Having a love-hate relationship with where you live makes life interesting. If you live where you love to visit, then you'll have to find a new place to visit & love.

tshsmom said...

I would love to visit those places, for the history. I'm not a city lover, so living there is...out of the question!
Manitoba, Saskatchewan, Eastern Alberta, N Dakota, Kansas, Nebraska, Eastern've seen one; you've seen them ALL!

K said...

I am vindicated. Gracias. You may go about your business again....

("Regina" jokes? Puh-leeeeze. We locals refer to it as the vaj)

Melissa said...

Having never been to Saskatchewan, I can only speak to Paris. It is the cleanest large city I have EVER been in. I heard all about how snobby the waiters are and that you shall insult them if you attempt to speak french.

They may have been insulted, but hid it well.

The women were beautiful - I swear I saw a super model in the subway, but she was probably just another tall chic french woman. The food was delicious - avocado shrimp salad I will have again and again.

For some reason though, it did not stir my soul the way that Italy does. If France is the home of the hot chick, Italy is the home of the lusty male. Boy do I love lusty males!!!

Miranda said...

*grin* My money is on the lemon tarts.

I turned down a trip to France to go to Virginia and Washington D.C. I can't say I regret it, but I have to admit, I didn't find any lemon tarts in D.C.

Shawn said...

*grin* My money is on the lemon tarts.

Spoken like a true pregnant woman!

Virginia and D.C. are cool too. I like the free museums in Washington.

Melissa said...

Cannot believe you did not respond to the "lusty males" taunt.

Josh would have never let that slip by.

Shawn said...

M - I'm clearly off my game., sad.

Slade said...

I loved Venice instantly as well--I could never live there because the constant flooding scares the mess out of me.

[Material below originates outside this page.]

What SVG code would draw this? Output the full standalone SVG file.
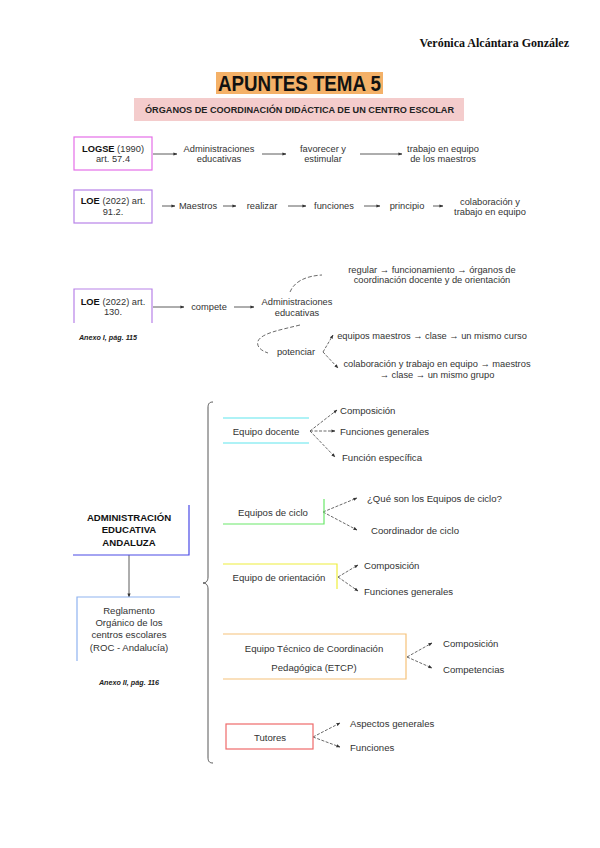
<svg xmlns="http://www.w3.org/2000/svg" width="600" height="848" viewBox="0 0 600 848">
<defs>
<marker id="ah" viewBox="0 0 10 10" refX="9" refY="5" markerWidth="4" markerHeight="4" orient="auto" markerUnits="userSpaceOnUse">
<path d="M0,1 L10,5 L0,9 z" fill="#333"/>
</marker>
</defs>
<style>
text{font-family:"Liberation Sans",Arial,sans-serif;fill:#333;}
.t{font-size:9.3px;}
.m{font-size:9.6px;}
.c{text-anchor:middle;}
.b{font-weight:bold;fill:#111;}
.ax{font-size:7.2px;font-weight:bold;font-style:italic;fill:#222;}
.ln{stroke:#333;stroke-width:0.8;fill:none;marker-end:url(#ah);}
.dl{stroke:#444;stroke-width:0.8;fill:none;stroke-dasharray:3 1.5;marker-end:url(#ah);}
.dc{stroke:#444;stroke-width:0.8;fill:none;stroke-dasharray:4 2;}
</style>
<rect width="600" height="848" fill="#fff"/>

<g id="header">
<text x="569" y="47" text-anchor="end" style="font-family:'Liberation Serif',serif;font-weight:bold;font-size:12px;fill:#111">Verónica Alcántara González</text>
<rect x="216" y="72" width="167" height="22" fill="#f4b168"/>
<text x="299.5" y="90.5" class="c" textLength="163" lengthAdjust="spacingAndGlyphs" style="font-size:22px;font-weight:bold;fill:#111">APUNTES TEMA 5</text>
<rect x="134" y="98" width="330" height="23" fill="#f4cccc"/>
<text x="299.5" y="112.5" class="c" textLength="309" lengthAdjust="spacingAndGlyphs" style="font-size:8.6px;font-weight:bold;fill:#222">ÓRGANOS DE COORDINACIÓN DIDÁCTICA DE UN CENTRO ESCOLAR</text>
</g>

<g id="connectors">
<line class="ln" x1="153" y1="154" x2="177" y2="154"/>
<line class="ln" x1="262" y1="154" x2="286" y2="154"/>
<line class="ln" x1="360" y1="154" x2="402" y2="154"/>
<line class="ln" x1="162" y1="206" x2="175" y2="206"/>
<line class="ln" x1="223" y1="206" x2="236" y2="206"/>
<line class="ln" x1="288" y1="206" x2="306" y2="206"/>
<line class="ln" x1="364" y1="206" x2="380" y2="206"/>
<line class="ln" x1="433" y1="206" x2="443" y2="206"/>
<line class="ln" x1="153" y1="307" x2="184" y2="307"/>
<line class="ln" x1="234" y1="307" x2="254" y2="307"/>
<path class="dc" d="M290,292 C294,282 305,276 322,275"/>
<path class="dc" d="M300,325 C280,330 262,333 258,341 C256,347 262,351 268,353"/>
<path class="dl" d="M323,352 L333,335"/>
<path class="dl" d="M323,352 L338,368"/>
<line class="ln" x1="129" y1="555" x2="129" y2="597"/>
<path d="M213,402 C209,402 208,404 208,408 L208,577 C208,581 206,583 203,583 C206,583 208,585 208,589 L208,757 C208,761 209,763 213,763" fill="none" stroke="#444" stroke-width="0.9"/>
<path class="dl" d="M310,431 L337,410"/>
<path class="dl" d="M310,431 L335,431"/>
<path class="dl" d="M310,431 L335,457"/>
<path class="dl" d="M323,512 L357,498"/>
<path class="dl" d="M323,512 L357,530"/>
<path class="dl" d="M338,577 L358,565"/>
<path class="dl" d="M338,577 L358,591"/>
<path class="dl" d="M407,657 L432,643"/>
<path class="dl" d="M407,657 L432,668"/>
<path class="dl" d="M313,737 L340,723"/>
<path class="dl" d="M313,737 L340,747"/>
</g>

<g id="logse">
<rect x="74" y="137" width="78" height="33" fill="none" stroke="#e56ee8" stroke-width="1.2"/>
<text class="t c" x="113" y="152"><tspan class="b">LOGSE</tspan> (1990)</text>
<text class="t c" x="113" y="162">art. 57.4</text>
</g>
<g id="r1-admin"><text class="t c" x="219" y="152">Administraciones</text><text class="t c" x="219" y="162">educativas</text></g>
<g id="r1-favorecer"><text class="t c" x="323" y="152">favorecer y</text><text class="t c" x="323" y="162">estimular</text></g>
<g id="r1-trabajo"><text class="t c" x="443" y="152">trabajo en equipo</text><text class="t c" x="443" y="162">de los maestros</text></g>

<g id="loe912">
<rect x="74" y="190" width="78" height="33" fill="none" stroke="#b882e8" stroke-width="1.2"/>
<text class="t c" x="113" y="204"><tspan class="b">LOE</tspan> (2022) art.</text>
<text class="t c" x="113" y="215">91.2.</text>
</g>
<g id="r2-maestros"><text class="t c" x="198" y="209">Maestros</text></g>
<g id="r2-realizar"><text class="t c" x="262" y="209">realizar</text></g>
<g id="r2-funciones"><text class="t c" x="334" y="209">funciones</text></g>
<g id="r2-principio"><text class="t c" x="407" y="209">principio</text></g>
<g id="r2-colab"><text class="t c" x="490" y="205">colaboración y</text><text class="t c" x="490" y="215">trabajo en equipo</text></g>

<g id="loe130">
<path d="M74,323 L74,289 L152,289 L152,323" fill="none" stroke="#b882e8" stroke-width="1.2"/>
<text class="t c" x="113" y="305"><tspan class="b">LOE</tspan> (2022) art.</text>
<text class="t c" x="113" y="315">130.</text>
<text class="ax c" x="108" y="339.5">Anexo I, pág. 115</text>
</g>
<g id="r3-compete"><text class="t c" x="209" y="310">compete</text></g>
<g id="r3-admin"><text class="t c" x="297" y="305">Administraciones</text><text class="t c" x="297" y="316">educativas</text></g>
<g id="r3-regular"><text class="t c" x="432" y="273">regular → funcionamiento → órganos de</text><text class="t c" x="432" y="283">coordinación docente y de orientación</text></g>
<g id="r3-potenciar"><text class="t c" x="296" y="355">potenciar</text></g>
<g id="r3-equipos"><text class="t c" x="432" y="339">equipos maestros → clase → un mismo curso</text></g>
<g id="r3-colab"><text class="t c" x="437" y="367">colaboración y trabajo en equipo → maestros</text><text class="t c" x="437" y="378">→ clase → un mismo grupo</text></g>

<g id="admin-andaluza">
<path d="M73,555 L189,555 L189,505" fill="none" stroke="#4a4ae6" stroke-width="1.2"/>
<text class="m c b" x="129" y="520.5">ADMINISTRACIÓN</text>
<text class="m c b" x="129" y="533">EDUCATIVA</text>
<text class="m c b" x="129" y="545.5">ANDALUZA</text>
</g>
<g id="reglamento">
<path d="M77,661 L77,597 L180,597" fill="none" stroke="#8fb3f0" stroke-width="1.2"/>
<text class="m c" x="129" y="613.5">Reglamento</text>
<text class="m c" x="129" y="625.5">Orgánico de los</text>
<text class="m c" x="129" y="638">centros escolares</text>
<text class="m c" x="129" y="650.5">(ROC - Andalucía)</text>
<text class="ax c" x="129" y="685">Anexo II, pág. 116</text>
</g>

<g id="equipo-docente">
<line x1="223" y1="418" x2="309" y2="418" stroke="#5ee6ee" stroke-width="1.2"/>
<line x1="223" y1="443" x2="309" y2="443" stroke="#5ee6ee" stroke-width="1.2"/>
<text class="m c" x="266" y="434.5">Equipo docente</text>
</g>
<g id="ed-1"><text class="m" x="340" y="413.5">Composición</text></g>
<g id="ed-2"><text class="m" x="340" y="434.5">Funciones generales</text></g>
<g id="ed-3"><text class="m" x="342" y="460.5">Función específica</text></g>

<g id="equipos-ciclo">
<path d="M223,524 L324,524 L324,499" fill="none" stroke="#6ae86a" stroke-width="1.2"/>
<text class="m c" x="273" y="515.5">Equipos de ciclo</text>
</g>
<g id="ec-1"><text class="m" x="367" y="501.5">¿Qué son los Equipos de ciclo?</text></g>
<g id="ec-2"><text class="m" x="371" y="533.5">Coordinador de ciclo</text></g>

<g id="equipo-orientacion">
<path d="M223,564 L337,564 L337,589" fill="none" stroke="#eeee3c" stroke-width="1.2"/>
<text class="m c" x="279" y="580.5">Equipo de orientación</text>
</g>
<g id="eo-1"><text class="m" x="364" y="568.5">Composición</text></g>
<g id="eo-2"><text class="m" x="364" y="594.5">Funciones generales</text></g>

<g id="etcp">
<path d="M223,634 L406,634 L406,679 L223,679" fill="none" stroke="#f6c27a" stroke-width="1.2"/>
<text class="m c" x="314" y="651.5">Equipo Técnico de Coordinación</text>
<text class="m c" x="314" y="670.5">Pedagógica (ETCP)</text>
</g>
<g id="etcp-1"><text class="m" x="443" y="646.5">Composición</text></g>
<g id="etcp-2"><text class="m" x="443" y="672.5">Competencias</text></g>

<g id="tutores">
<rect x="226" y="724" width="87" height="25" fill="none" stroke="#ee6a6a" stroke-width="1.2"/>
<text class="m c" x="270" y="740.5">Tutores</text>
</g>
<g id="tu-1"><text class="m" x="350" y="726.5">Aspectos generales</text></g>
<g id="tu-2"><text class="m" x="350" y="750.5">Funciones</text></g>
</svg>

Germany was WONDERFUL! The people, the beer, the food--everything

But I have to say that Paris was my most fav city that we visited. I did't have a problem with the French-speaking thing because everyone we spoke to spoke English. I loved the fresh ham/cheese bagettes early in the morning that the street venders were selling, the 8 euro coffee we had on the Champs Elese (spelling?), and the E. Tower was amazing.